In fact, the Solovetsly Archipelago is very much like the Celtic Isles. They share the same rough nakedness of nature that almost forces one to see one’s own spiritual ‘skeleton’. The bones of one’s spiritual life become perfectly visible in these places, as do the un-necesary details.
Anatoly lives here alone. He welcomes us with hardly any words and lets us go and pray in the small wooden chapel of the Cell. By the time we get back to his hut, there is tea and cloud-berry jam on the table, but he does not stay with us as we eat. When we leave, he brings us gifts: fresh fish for Mother Nikona, our guide from the Monastery, and wild mushrooms for the rest of us. There is love in Anatoly’s heart, and there is also deep silence. I understand his fight to balance the two. I know that they feed one from the other: love feeds silence, and silence feeds love, because they both spring from the same source: a human heart’s longing for Christ.

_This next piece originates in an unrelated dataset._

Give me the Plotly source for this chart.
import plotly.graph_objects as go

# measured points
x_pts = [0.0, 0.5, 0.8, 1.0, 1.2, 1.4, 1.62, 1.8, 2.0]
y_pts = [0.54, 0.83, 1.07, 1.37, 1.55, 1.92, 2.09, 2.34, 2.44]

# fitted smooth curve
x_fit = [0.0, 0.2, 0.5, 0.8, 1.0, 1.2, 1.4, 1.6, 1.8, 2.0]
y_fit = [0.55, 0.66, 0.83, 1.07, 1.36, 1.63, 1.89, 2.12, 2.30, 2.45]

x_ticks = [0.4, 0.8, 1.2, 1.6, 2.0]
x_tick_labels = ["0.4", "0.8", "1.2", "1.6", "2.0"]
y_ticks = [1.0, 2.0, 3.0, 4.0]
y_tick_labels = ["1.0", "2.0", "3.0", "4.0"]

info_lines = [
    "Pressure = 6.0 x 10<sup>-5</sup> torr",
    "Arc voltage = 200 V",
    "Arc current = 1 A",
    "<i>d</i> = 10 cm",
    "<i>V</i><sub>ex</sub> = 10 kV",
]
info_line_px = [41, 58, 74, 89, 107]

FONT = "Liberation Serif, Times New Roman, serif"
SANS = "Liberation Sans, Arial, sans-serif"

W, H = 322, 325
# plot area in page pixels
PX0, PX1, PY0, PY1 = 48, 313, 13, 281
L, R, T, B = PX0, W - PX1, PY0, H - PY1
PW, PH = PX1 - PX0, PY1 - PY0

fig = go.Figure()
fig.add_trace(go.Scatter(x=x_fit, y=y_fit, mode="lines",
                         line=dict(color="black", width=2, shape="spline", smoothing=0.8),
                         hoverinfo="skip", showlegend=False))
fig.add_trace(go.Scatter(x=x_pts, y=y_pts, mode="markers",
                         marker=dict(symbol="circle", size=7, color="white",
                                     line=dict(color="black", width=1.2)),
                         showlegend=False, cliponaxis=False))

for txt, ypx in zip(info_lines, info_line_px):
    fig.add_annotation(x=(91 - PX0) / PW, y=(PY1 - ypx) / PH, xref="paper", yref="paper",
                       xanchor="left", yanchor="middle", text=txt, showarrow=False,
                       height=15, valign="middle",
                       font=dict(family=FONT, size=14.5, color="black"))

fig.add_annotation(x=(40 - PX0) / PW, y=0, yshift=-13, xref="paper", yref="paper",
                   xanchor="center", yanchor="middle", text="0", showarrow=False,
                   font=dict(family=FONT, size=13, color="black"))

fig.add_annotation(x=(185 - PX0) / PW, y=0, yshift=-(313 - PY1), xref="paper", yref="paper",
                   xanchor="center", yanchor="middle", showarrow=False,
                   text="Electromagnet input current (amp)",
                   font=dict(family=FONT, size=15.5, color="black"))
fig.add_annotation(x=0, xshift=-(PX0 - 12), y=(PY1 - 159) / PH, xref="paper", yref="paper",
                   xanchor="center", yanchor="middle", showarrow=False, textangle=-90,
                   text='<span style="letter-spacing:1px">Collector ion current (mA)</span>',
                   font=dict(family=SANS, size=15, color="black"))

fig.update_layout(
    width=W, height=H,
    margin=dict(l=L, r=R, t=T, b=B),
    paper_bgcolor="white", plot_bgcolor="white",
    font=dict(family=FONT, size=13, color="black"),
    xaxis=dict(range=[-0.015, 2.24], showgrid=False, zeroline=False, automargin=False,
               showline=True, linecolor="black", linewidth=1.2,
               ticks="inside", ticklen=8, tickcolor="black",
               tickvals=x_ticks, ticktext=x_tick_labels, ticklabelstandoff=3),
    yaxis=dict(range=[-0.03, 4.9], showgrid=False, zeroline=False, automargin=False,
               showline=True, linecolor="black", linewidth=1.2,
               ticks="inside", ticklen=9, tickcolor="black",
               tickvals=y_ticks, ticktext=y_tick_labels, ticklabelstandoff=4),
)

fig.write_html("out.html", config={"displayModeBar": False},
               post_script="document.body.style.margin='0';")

Survival in these places is carried on a thin edge between Life and Death. All things – material and spiritual – are clearly divided between those which have real substance (those which are vital, alive, life-giving) and those which exist only to hide our compromises. There can be no grey area if one is to survive – physically and spiritually – in such a place. There can be no compromise, no game to play with one’s conscience. Life is Life, and Death is Death. There is nothing in between. This becomes painfully obvious here – if there seems to be something in between, it is only a delusion, a temptation, a void.
Survival in these places is carried on a thin edge between Life and Death, but my heart craves to stay put on this thin edge because here all things are simple. Here, all things are crystal clear. Here, Christ is as close to me as the skin of my own heart.